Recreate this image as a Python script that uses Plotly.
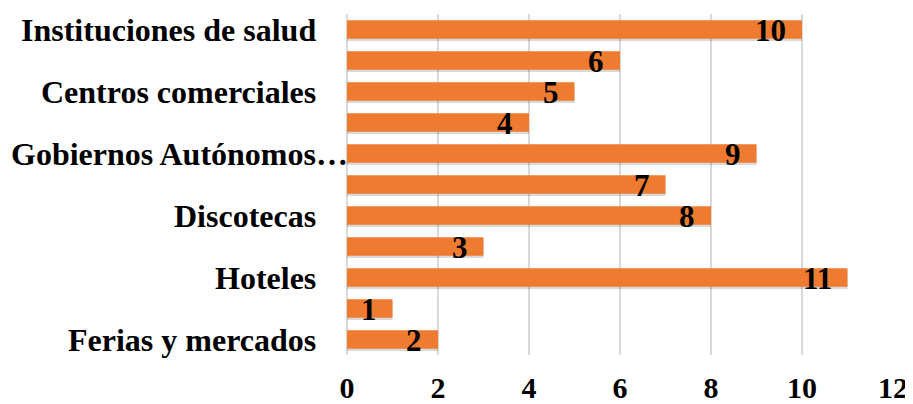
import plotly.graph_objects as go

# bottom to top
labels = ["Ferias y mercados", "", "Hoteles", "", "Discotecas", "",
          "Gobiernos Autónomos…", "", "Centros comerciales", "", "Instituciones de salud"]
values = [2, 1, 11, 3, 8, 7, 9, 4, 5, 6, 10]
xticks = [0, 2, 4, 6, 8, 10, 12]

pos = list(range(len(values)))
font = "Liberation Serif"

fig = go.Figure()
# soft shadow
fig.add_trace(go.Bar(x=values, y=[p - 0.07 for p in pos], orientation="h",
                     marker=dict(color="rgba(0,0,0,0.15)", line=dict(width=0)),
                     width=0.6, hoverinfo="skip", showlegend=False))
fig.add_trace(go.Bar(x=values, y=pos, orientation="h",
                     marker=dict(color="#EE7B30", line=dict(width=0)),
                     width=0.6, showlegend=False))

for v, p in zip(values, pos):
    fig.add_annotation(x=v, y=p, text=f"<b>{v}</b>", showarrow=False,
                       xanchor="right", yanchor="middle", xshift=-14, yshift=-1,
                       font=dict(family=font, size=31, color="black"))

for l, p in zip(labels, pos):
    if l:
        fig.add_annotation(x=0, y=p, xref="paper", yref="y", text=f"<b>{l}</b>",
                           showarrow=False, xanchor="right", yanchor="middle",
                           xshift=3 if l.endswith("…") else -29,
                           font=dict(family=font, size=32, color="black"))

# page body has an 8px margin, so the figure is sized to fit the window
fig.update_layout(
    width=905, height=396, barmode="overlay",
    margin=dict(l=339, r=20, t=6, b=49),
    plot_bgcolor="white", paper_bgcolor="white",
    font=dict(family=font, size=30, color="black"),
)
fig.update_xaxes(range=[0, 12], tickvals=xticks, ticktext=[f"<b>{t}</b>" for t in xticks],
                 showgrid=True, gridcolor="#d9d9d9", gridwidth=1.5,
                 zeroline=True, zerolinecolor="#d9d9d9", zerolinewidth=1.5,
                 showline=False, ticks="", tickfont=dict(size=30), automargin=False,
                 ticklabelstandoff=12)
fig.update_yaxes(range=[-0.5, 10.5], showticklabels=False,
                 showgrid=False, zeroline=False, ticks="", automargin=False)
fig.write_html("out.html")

■ ■ ■

**Exercise task**
Return to the listing above and set it down exactly, leaving out its pictures.

**Exercise response**
Recreate this image as a Python script that uses Plotly.
import plotly.graph_objects as go

# bottom to top
labels = ["Ferias y mercados", "", "Hoteles", "", "Discotecas", "",
          "Gobiernos Autónomos…", "", "Centros comerciales", "", "Instituciones de salud"]
values = [2, 1, 11, 3, 8, 7, 9, 4, 5, 6, 10]
xticks = [0, 2, 4, 6, 8, 10, 12]

pos = list(range(len(values)))
font = "Liberation Serif"

fig = go.Figure()
# soft shadow
fig.add_trace(go.Bar(x=values, y=[p - 0.07 for p in pos], orientation="h",
                     marker=dict(color="rgba(0,0,0,0.15)", line=dict(width=0)),
                     width=0.6, hoverinfo="skip", showlegend=False))
fig.add_trace(go.Bar(x=values, y=pos, orientation="h",
                     marker=dict(color="#EE7B30", line=dict(width=0)),
                     width=0.6, showlegend=False))

for v, p in zip(values, pos):
    fig.add_annotation(x=v, y=p, text=f"<b>{v}</b>", showarrow=False,
                       xanchor="right", yanchor="middle", xshift=-14, yshift=-1,
                       font=dict(family=font, size=31, color="black"))

for l, p in zip(labels, pos):
    if l:
        fig.add_annotation(x=0, y=p, xref="paper", yref="y", text=f"<b>{l}</b>",
                           showarrow=False, xanchor="right", yanchor="middle",
                           xshift=3 if l.endswith("…") else -29,
                           font=dict(family=font, size=32, color="black"))

# page body has an 8px margin, so the figure is sized to fit the window
fig.update_layout(
    width=905, height=396, barmode="overlay",
    margin=dict(l=339, r=20, t=6, b=49),
    plot_bgcolor="white", paper_bgcolor="white",
    font=dict(family=font, size=30, color="black"),
)
fig.update_xaxes(range=[0, 12], tickvals=xticks, ticktext=[f"<b>{t}</b>" for t in xticks],
                 showgrid=True, gridcolor="#d9d9d9", gridwidth=1.5,
                 zeroline=True, zerolinecolor="#d9d9d9", zerolinewidth=1.5,
                 showline=False, ticks="", tickfont=dict(size=30), automargin=False,
                 ticklabelstandoff=12)
fig.update_yaxes(range=[-0.5, 10.5], showticklabels=False,
                 showgrid=False, zeroline=False, ticks="", automargin=False)
fig.write_html("out.html")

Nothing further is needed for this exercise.